Ross Brawn That is a delicate topic. When you only have one supplier as we do in Formula 1 then the tyre supplier can work on one end of the scale or the other. If they only supply tyres that don’t deteriorate then they run the risk of the tyres becoming too predictable. It’s about finding the balance between a tyre that is extremely durable and never wears out and the other end, which is very soft, very fast but only has a limited life.

Just finding that right point is quite a challenge for Pirelli as they have some elements of Formula 1 pushing them in one direction and some pushing them in the other. They will never do a tyre that suits every team because each team looks for a particular thing. I think Pirelli can do whatever is required and Formula 1 needs to decide which they need. Perhaps we have gone a little too much towards the entertainment with all the pit stops, which can confuse the fans, and it needs to come back a little bit, but not go all the way.

LUX Lewis, you’ve recently joined IWC. How’s the watch collection coming?

Lewis Hamilton I’ve collected watches for a while, but I’m only just beginning my IWC watches collection…

LUX Are there any similarities in the details of watchmaking and a Formula 1 driver?

LH Timing is everything for a Formula 1 driver. We are constantly developing and improving, chasing time throughout the year. Time means points so that’s what we are working towards. All the different materials we use – carbon fibre, aluminium, titanium – and the processes we use are now used to make brilliant watches.

LUX Engines are changing in the coming season. How’s this going to affect Formula 1?

RB I think for a number of years the engine has not been a strong factor. Sometime ago the engines were frozen so there hasn’t been any development on them. Formula 1 tends to be thought of as a competition between the cars and not so much between the engines. This year we have a fresh start. It is a very important change. At the moment we have V8 engines, but next season we are having some small capacity turbocharged hybrid engines. These are becoming more common in the automotive industry and we get a lot of ‘energy recovering’ from them. We will have the same power and performance for 100 kilos of fuel as we had for 150 kilos before. The efficiency improvement is enormous and that is going to feed back into our daily lives in terms of the types of cars we drive and the sort of engines we have. Formula 1 is getting relevant again. I think we are going to see a discussion about the drivers, the cars and the engines, which is a good thing. It is also bringing in new companies as they see that relevance. In 2015, Honda will be returning to Formula 1 and certainly they wouldn’t have done that before with the previous engines. It is a good step.

formula-one3

LUX We have seen materials used in car manufacturing cross into watchmaking. Which materials will move next and why do they work well in watches?
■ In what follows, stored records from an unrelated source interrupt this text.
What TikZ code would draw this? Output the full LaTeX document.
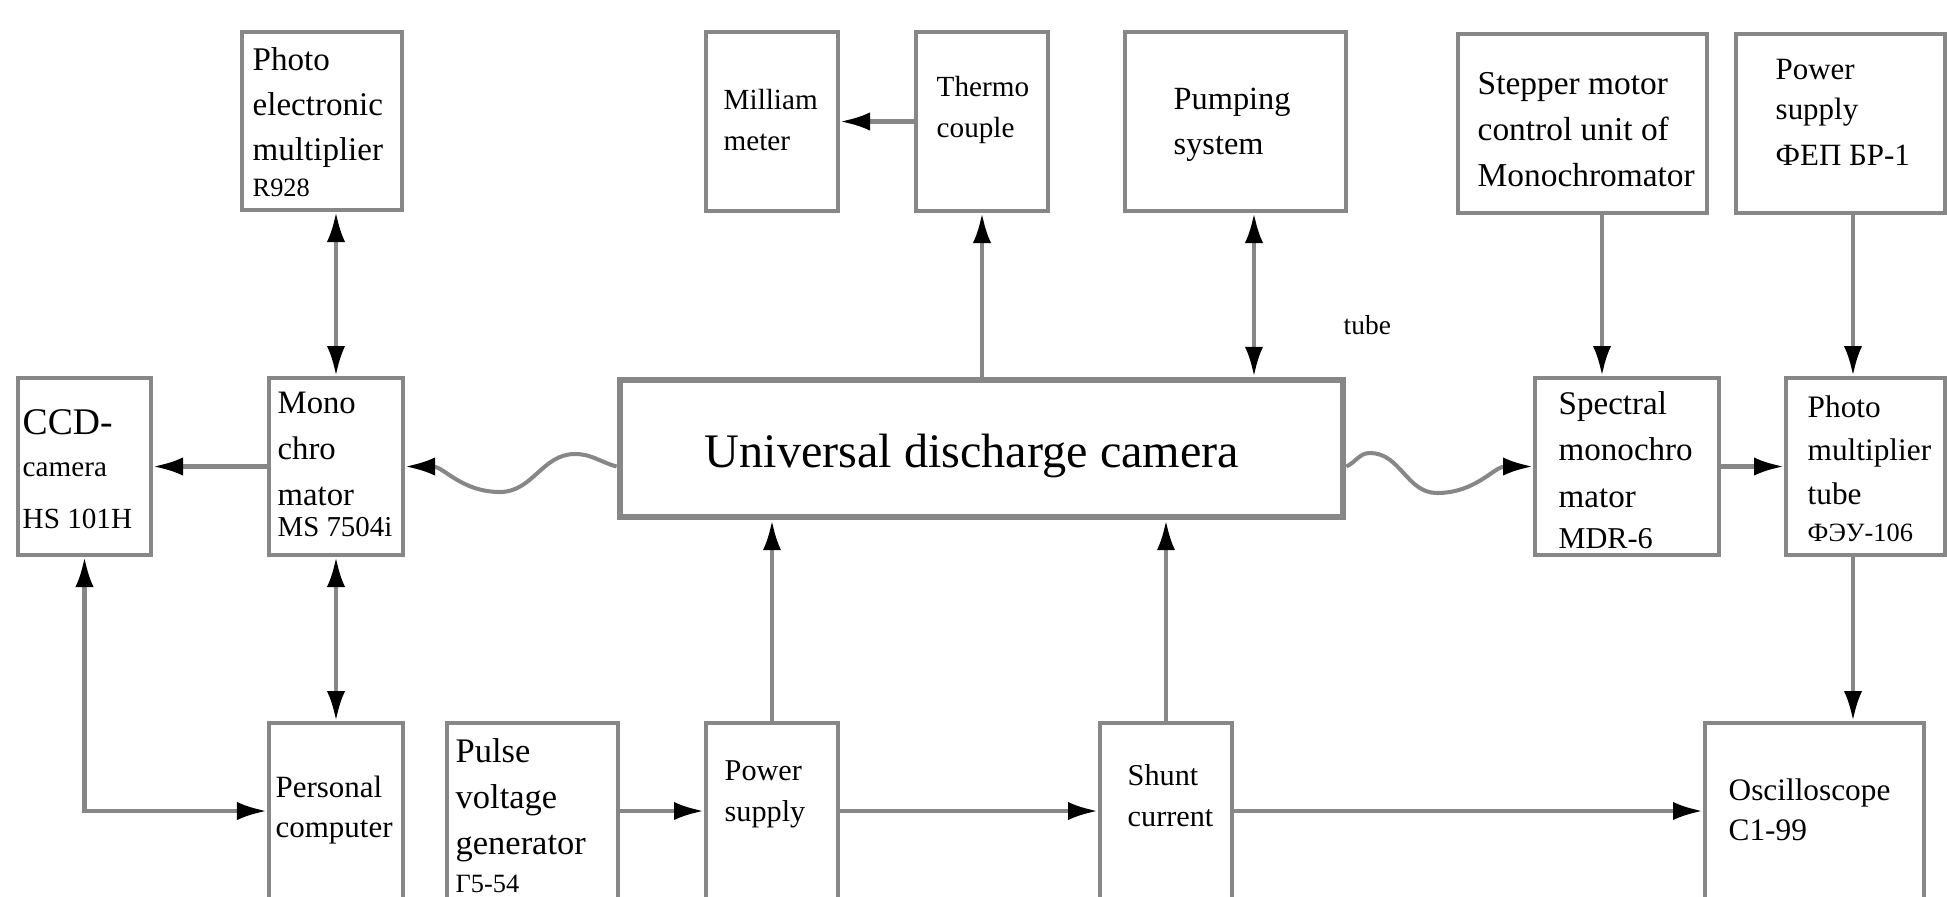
\documentclass[tikz,border=0pt]{standalone}
\usepackage{fontspec}
\setmainfont{Liberation Serif}
\usetikzlibrary{arrows.meta,fit}
\definecolor{linegray}{RGB}{135,135,135}
\newcommand\boxtext[1]{\begin{tabular}[t]{@{}l@{}}#1\end{tabular}}
\newcommand\fs[2]{\fontsize{#1}{#2}\selectfont}
\begin{document}
\begin{tikzpicture}[x=0.01cm,y=-0.01cm,
  blk/.style={draw=linegray, line width=1.2pt, inner sep=0pt},
  bigblk/.style={draw=linegray, line width=1.9pt, inner sep=0pt},
  txt/.style={inner sep=0pt, anchor=base west},
  con/.style={draw=linegray, line width=1.15pt},
  tip/.style={-{Latex[black,length=8.5pt,width=5.2pt]}},
  dtip/.style={{Latex[black,length=8.5pt,width=5.2pt]}-{Latex[black,length=8.5pt,width=5.2pt]}},
]
\useasboundingbox (0,0) rectangle (1947,896);
\clip (0,0) rectangle (1947,896);

% ---- boxes ----
\node[blk, fit={(242,32) (402,210)}] (pem) {};
\node[blk, fit={(706,32) (838,211)}] (milli) {};
\node[blk, fit={(916,32) (1048,211)}] (thermo) {};
\node[blk, fit={(1125,32) (1346,211)}] (pump) {};
\node[blk, fit={(1458,34) (1707,213)}] (step) {};
\node[blk, fit={(1736,34) (1945,213)}] (psfep) {};

\node[blk, fit={(18,378) (151,555)}] (ccd) {};
\node[blk, fit={(269,378) (403,555)}] (mono) {};
\node[bigblk, fit={(620,380) (1343,517)}] (udc) {};
\node[blk, fit={(1535,378) (1719,555)}] (spec) {};
\node[blk, fit={(1786,378) (1945,555)}] (pmt) {};

\node[blk, fit={(269,723) (403,930)}] (pc) {};
\node[blk, fit={(447,723) (618,930)}] (pulse) {};
\node[blk, fit={(706,723) (838,930)}] (ps) {};
\node[blk, fit={(1100,723) (1232,930)}] (shunt) {};
\node[blk, fit={(1705,723) (1924,930)}] (osc) {};

% ---- texts ----
\node[txt, font=\fs{9.4}{12.8}] (pem-t) at (252,70) {\boxtext{Photo\\electronic\\multiplier\\[-2.3pt]{\fs{7.5}{9}R928}}};
\node[txt, font=\fs{8.3}{11.7}] (milli-t) at (723,109) {\boxtext{Milliam\\meter}};
\node[txt, font=\fs{8.3}{11.7}] (thermo-t) at (936,96) {\boxtext{Thermo\\couple}};
\node[txt, font=\fs{9.2}{12.8}] (pump-t) at (1173,109) {\boxtext{Pumping\\system}};
\node[txt, font=\fs{9.5}{13.1}] (step-t) at (1477,94) {\boxtext{Stepper motor\\control unit of\\Monochromator}};
\node[txt, font=\fs{8.8}{11.4}] (psfep-t) at (1775,79) {\boxtext{Power\\supply\\[1.7pt]ФЕП БР-1}};

\node[txt, font=\fs{8.3}{12.2}] (ccd-t) at (22,434) {\boxtext{{\fs{10.7}{12}CCD-}\\camera\\[2.6pt]HS 101H}};
\node[txt, font=\fs{9.3}{13.1}] (mono-t) at (277,413) {\boxtext{Mono\\chro\\mator\\[-4.3pt]{\fs{8.2}{9}MS 7504i}}};
\node[txt, anchor=base, font=\fs{13.7}{16}] (udc-t) at (972,467) {Universal discharge camera};
\node[txt, font=\fs{9.4}{13.3}] (spec-t) at (1558,414) {\boxtext{Spectral\\monochro\\mator\\[-1.7pt]{\fs{8.6}{10}MDR-6}}};
\node[txt, font=\fs{8.9}{12.5}] (pmt-t) at (1807,417) {\boxtext{Photo\\multiplier\\tube\\[-2pt]{\fs{7.5}{9}ФЭУ-106}}};

\node[txt, font=\fs{8.8}{11.4}] (pc-t) at (275,797) {\boxtext{Personal\\computer}};
\node[txt, font=\fs{9.8}{13.1}] (pulse-t) at (455,762) {\boxtext{Pulse\\voltage\\generator\\[-2.3pt]{\fs{7.5}{9}Г5-54}}};
\node[txt, font=\fs{8.6}{11.9}] (ps-t) at (724,780) {\boxtext{Power\\supply}};
\node[txt, font=\fs{8.6}{11.9}] (shunt-t) at (1127,785) {\boxtext{Shunt\\current}};
\node[txt, font=\fs{8.9}{11.4}] (osc-t) at (1728,800) {\boxtext{Oscilloscope\\C1-99}};

\node[txt, font=\fs{7.8}{9}] (tube) at (1343,334) {tube};

% ---- helper coordinates ----
\coordinate (pumpx) at (1254,0);
\coordinate (stepx) at (1602,0);
\coordinate (pmtx) at (1853,0);
\coordinate (ylow) at (0,811);

% ---- connectors ----
\draw[con,dtip] (pem.south -| mono.north) -- (mono.north);
\draw[con,tip] (mono.west) -- (ccd.east);
\draw[con,tip] (udc.west |- mono.east) to[out=165,in=0] (575,454) to[out=180,in=0] (500,492) to[out=180,in=0] (mono.east);
\draw[con,tip] (udc.east |- spec.west) to[out=25,in=180] (1370,453) to[out=0,in=180] (1437,493) to[out=0,in=180] (spec.west);
\draw[con,tip] (spec.east) -- (pmt.west);
\draw[con,tip] (step.south -| stepx) -- (spec.north -| stepx);
\draw[con,tip] (psfep.south -| pmtx) -- (pmt.north -| pmtx);
\draw[con,tip] (pmt.south -| pmtx) -- (osc.north -| pmtx);
\draw[con,tip] (thermo.west) -- (milli.east);
\draw[con,tip] (udc.north -| thermo.south) -- (thermo.south);
\draw[con,dtip] (udc.north -| pumpx) -- (pump.south -| pumpx);
\draw[con,tip] (ps.north) -- (udc.south -| ps.north);
\draw[con,tip] (shunt.north) -- (udc.south -| shunt.north);
\draw[con,tip] (pulse.east |- ylow) -- (ps.west |- ylow);
\draw[con,tip] (ps.east |- ylow) -- (shunt.west |- ylow);
\draw[con,tip] (shunt.east |- ylow) -- (osc.west |- ylow);
\draw[con,dtip] (ccd.south) |- (pc.west |- ylow);
\draw[con,dtip] (mono.south) -- (pc.north);
\end{tikzpicture}
\end{document}
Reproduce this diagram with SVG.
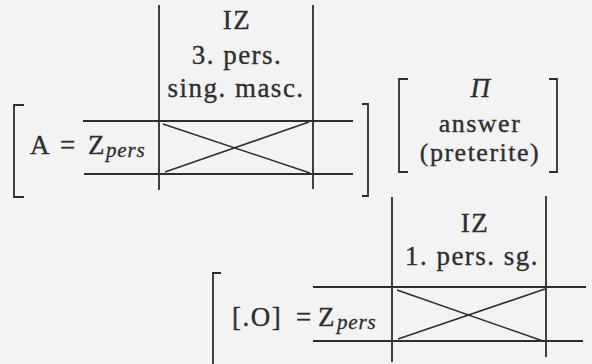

RB I think it is an interesting area of synergy. We are using them because of physical properties, which may not be totally relevant for a watch, but are very interesting in terms of the technology and the aesthetics. One of the obvious areas is carbon fibre. A huge percentage of cars are carbon fibre and that is now becoming similar in watches. I think that the synergy is developing. It is at an early stage presently, but there are a lot of interesting materials. It adds another aspect to the watch as well as pure design.

LUX How do you know when the chemistry is right in a dream team?

RB I think sharing the same goals, when everybody works together. At Mercedes we had a very strong principle in our team that we didn’t have a blame culture. If something went wrong it went wrong for everybody and when things went well they went well for everybody. We worked together as a team. It is a combination of everyone working with attention to detail at every level of the company. It is a reason it succeeds. We had two fantastic drivers who worked well together with the right spirit, which translated through the whole team.

LUX Lewis, would you rather have a vintage IWC or a vintage Mercedes?

LH I like driving, but I would rather both. A vintage Mercedes would be a Gullwing. I’ll have to wait and see which vintage classic IWC watch I should get.